CCJ draws instead on early debates about the Establishment Clause to build a case that “the founding generation intend[ed] the First Amendment to protect against compelled speech.”  Recounting Jefferson’s and Madison’s reasons for opposing tax assessments in support of churches, CCJ argues that the same reasons underlie the Court’s modern compelled speech cases.  Based on this link, CCJ concludes that the “beliefs of the Founders in general” — in fostering diversity in public opinion and protecting dissenters — require a holding that agency fees are unconstitutional.

Yet the most prominent originalist voices in the case, Professors Eugene Volokh and Will Baude, have filed an amicus brief in support of the respondents.  Volokh and Baude take direct issue with CCJ’s evidence and, moreover, see no other originalist case against agency fees.  They write:

Nor have we seen any persuasive argument that a right against compelled subsidies is supported by the original meaning of the Constitution. Although Petitioner’s amici suggest that Madison and Jefferson would have supported a prohibition on compelled speech subsidies, the only support they muster comes from the freedom of religion context. Amicus Curiae Br. of the Center for Constitutional Jurisprudence at 12; see also Abood, 431 U.S. at 234 n.31.  Religious speech is different, because the Establishment Clause restricts the government from giving tax money to support religion as much as it restricts compelling private transfers supporting religion.

Volokh and Baude actually think that Abood should be overruled, just not in the direction Janus wants.  Their overarching position is that no “free-standing First Amendment interest in freedom of speech or association” is “burden[ed]” when the government compels us to subsidize speech.  They rely primarily on modern subsidies cases like Rust v.
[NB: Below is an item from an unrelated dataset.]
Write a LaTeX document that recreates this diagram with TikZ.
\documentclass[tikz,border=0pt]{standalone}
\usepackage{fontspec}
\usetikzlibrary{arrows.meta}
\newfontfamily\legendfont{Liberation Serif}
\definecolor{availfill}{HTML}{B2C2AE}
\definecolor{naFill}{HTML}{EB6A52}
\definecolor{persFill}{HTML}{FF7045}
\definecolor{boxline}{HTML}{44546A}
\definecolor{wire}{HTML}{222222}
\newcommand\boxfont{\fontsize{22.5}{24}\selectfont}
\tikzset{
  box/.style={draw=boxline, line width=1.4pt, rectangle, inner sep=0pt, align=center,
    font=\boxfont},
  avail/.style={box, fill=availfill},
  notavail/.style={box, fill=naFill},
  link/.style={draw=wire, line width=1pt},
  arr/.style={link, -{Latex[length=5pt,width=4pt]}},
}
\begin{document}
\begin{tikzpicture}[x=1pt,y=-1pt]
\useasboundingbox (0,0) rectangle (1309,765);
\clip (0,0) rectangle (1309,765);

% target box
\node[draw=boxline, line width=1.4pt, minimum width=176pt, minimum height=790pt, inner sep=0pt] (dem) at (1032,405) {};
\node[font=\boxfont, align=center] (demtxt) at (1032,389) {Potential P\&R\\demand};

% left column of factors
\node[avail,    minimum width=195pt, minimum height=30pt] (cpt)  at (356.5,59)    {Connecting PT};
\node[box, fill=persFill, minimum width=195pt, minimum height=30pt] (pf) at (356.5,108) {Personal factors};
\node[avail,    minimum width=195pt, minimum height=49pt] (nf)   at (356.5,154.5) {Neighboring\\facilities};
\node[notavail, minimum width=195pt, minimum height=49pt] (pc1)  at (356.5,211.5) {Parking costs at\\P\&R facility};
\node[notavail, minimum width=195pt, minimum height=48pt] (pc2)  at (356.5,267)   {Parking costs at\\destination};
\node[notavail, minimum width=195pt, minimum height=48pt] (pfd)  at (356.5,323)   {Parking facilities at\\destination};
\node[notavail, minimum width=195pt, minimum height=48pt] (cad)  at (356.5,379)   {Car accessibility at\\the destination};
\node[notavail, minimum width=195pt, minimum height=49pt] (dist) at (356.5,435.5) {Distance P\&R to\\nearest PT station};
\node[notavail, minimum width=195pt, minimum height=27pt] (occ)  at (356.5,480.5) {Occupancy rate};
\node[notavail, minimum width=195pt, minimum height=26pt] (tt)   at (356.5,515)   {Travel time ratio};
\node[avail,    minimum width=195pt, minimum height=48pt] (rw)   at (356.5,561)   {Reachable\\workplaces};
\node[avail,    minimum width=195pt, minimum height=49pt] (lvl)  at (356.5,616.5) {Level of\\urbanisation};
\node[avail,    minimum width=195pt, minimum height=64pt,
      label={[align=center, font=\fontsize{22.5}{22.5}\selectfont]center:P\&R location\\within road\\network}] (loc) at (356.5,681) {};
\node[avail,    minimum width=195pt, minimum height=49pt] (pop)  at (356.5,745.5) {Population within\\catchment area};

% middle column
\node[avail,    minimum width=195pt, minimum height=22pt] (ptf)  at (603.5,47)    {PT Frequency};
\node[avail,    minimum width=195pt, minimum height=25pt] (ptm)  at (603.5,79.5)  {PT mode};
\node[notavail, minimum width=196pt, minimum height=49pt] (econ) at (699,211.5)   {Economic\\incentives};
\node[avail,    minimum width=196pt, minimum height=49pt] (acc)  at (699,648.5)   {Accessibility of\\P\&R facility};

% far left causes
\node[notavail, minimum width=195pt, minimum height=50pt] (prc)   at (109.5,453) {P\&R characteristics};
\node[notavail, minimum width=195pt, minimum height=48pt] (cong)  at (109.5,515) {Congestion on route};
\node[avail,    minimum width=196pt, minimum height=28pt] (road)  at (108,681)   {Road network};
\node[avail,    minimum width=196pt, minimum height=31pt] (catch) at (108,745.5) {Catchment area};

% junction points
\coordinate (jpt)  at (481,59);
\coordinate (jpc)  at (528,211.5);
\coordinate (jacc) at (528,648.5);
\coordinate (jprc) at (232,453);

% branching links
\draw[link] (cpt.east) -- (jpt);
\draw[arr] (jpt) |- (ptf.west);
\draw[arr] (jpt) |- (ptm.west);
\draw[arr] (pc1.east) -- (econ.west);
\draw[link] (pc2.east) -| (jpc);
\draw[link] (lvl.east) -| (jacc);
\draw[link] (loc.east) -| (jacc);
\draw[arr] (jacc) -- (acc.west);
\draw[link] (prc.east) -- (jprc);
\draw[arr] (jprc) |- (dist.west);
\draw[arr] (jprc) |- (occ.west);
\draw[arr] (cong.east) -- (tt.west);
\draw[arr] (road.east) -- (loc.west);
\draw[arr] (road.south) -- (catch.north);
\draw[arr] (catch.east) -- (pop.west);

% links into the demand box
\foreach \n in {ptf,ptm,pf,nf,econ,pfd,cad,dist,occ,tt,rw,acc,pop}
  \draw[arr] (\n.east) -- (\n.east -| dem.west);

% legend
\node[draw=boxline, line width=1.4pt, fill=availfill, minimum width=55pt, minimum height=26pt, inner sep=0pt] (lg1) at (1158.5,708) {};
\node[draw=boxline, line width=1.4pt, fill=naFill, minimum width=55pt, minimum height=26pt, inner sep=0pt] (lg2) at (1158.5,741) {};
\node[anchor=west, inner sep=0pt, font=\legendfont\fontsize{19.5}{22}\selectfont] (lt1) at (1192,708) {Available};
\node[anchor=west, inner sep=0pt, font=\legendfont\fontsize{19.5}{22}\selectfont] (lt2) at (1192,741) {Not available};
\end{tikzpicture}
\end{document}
Sullivan and start from the basic observation that the government compels subsidies for speech all the time: “The government collects and spends tax dollars, doles out grants and subsidies to private organizations that engage in speech, and even requires private parties to pay other private parties for speech-related services—like, for example, legal representation.”
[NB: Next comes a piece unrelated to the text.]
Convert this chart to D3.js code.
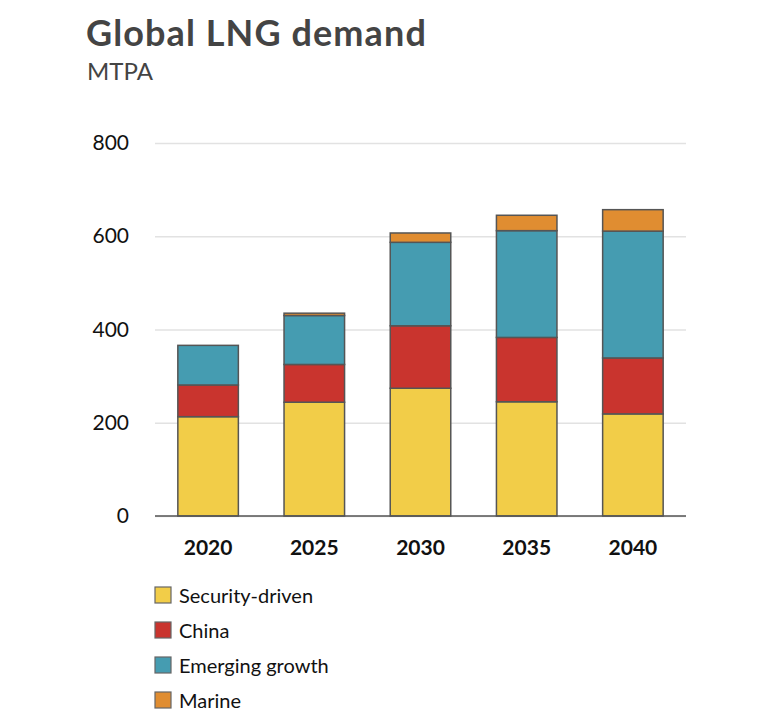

Indeed, the paragraph above is the only mention of originalism in Volokh and Baude’s brief.  The dearth of evidence about the original meaning of the Free Speech Clause has always been an obstacle for originalists.  “Free speech has been kind of a desert when it comes to originalism,” originalist scholar Michael McConnell put it.  Robert Bork’s famous view that only political speech, narrowly defined, was protected, grew out of his recognition that “[t]he framers seem to have had no coherent theory of free speech and appear not to have been overly concerned with the subject.”  Since Bork, originalist judges have been all over the map on speech rights.   Justice Scalia favored broad constitutional protections for speech, but often for fidelity to precedent rather than to original meaning.  In fact, the distance between original understandings and our current First Amendment jurisprudence may be the biggest obstacle to a meaningful originalist movement in this area.  As a notable recent article on the subject pointed out, “modern speech doctrine, which emerged in the twentieth century, bears almost no resemblance to eighteenth-century judicial decisions. . . .  If an originalist wanted First Amendment doctrine to track Founding Era judicial reasoning, the Supreme Court’s decisions in Texas v. Johnson, Boy Scouts of America v. Dale, Citizens United v. FEC, and Snyder v. Phelps, among many, many others, would likely have to go.”
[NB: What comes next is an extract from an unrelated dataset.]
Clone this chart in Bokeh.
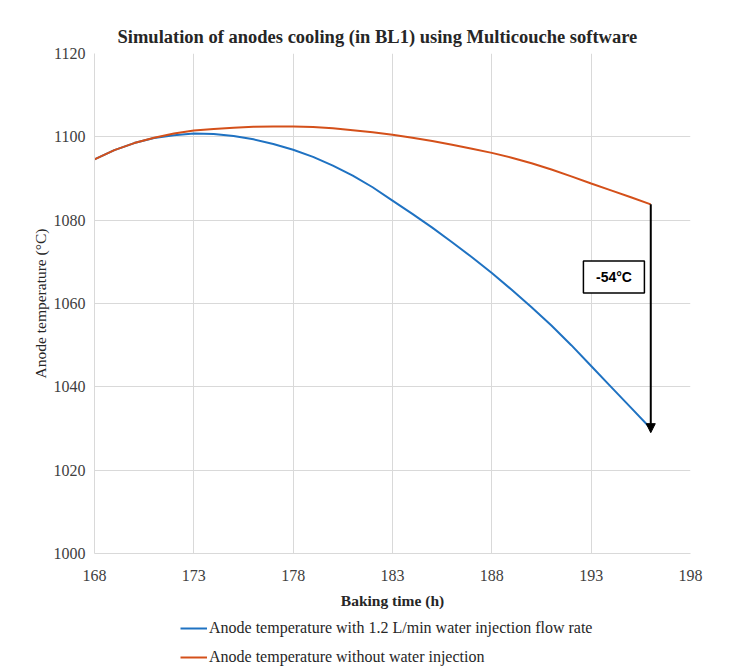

This tension between precedent and original meaning is absent In Janus, however.  Both precedent and original evidence support the constitutionality of agency fees.  At The Originalism Blog, Michael Ramsey, another scholar, noted this after Harris: Criticizing Harris’s “background rule of no compelled funding” as lacking “founding-era support,” Ramsey argued that the responsible originalist would hold the line drawn in Abood.  A rule that agency fees violate the First Amendment would shift us farther away from the anchors of precedent and original meaning.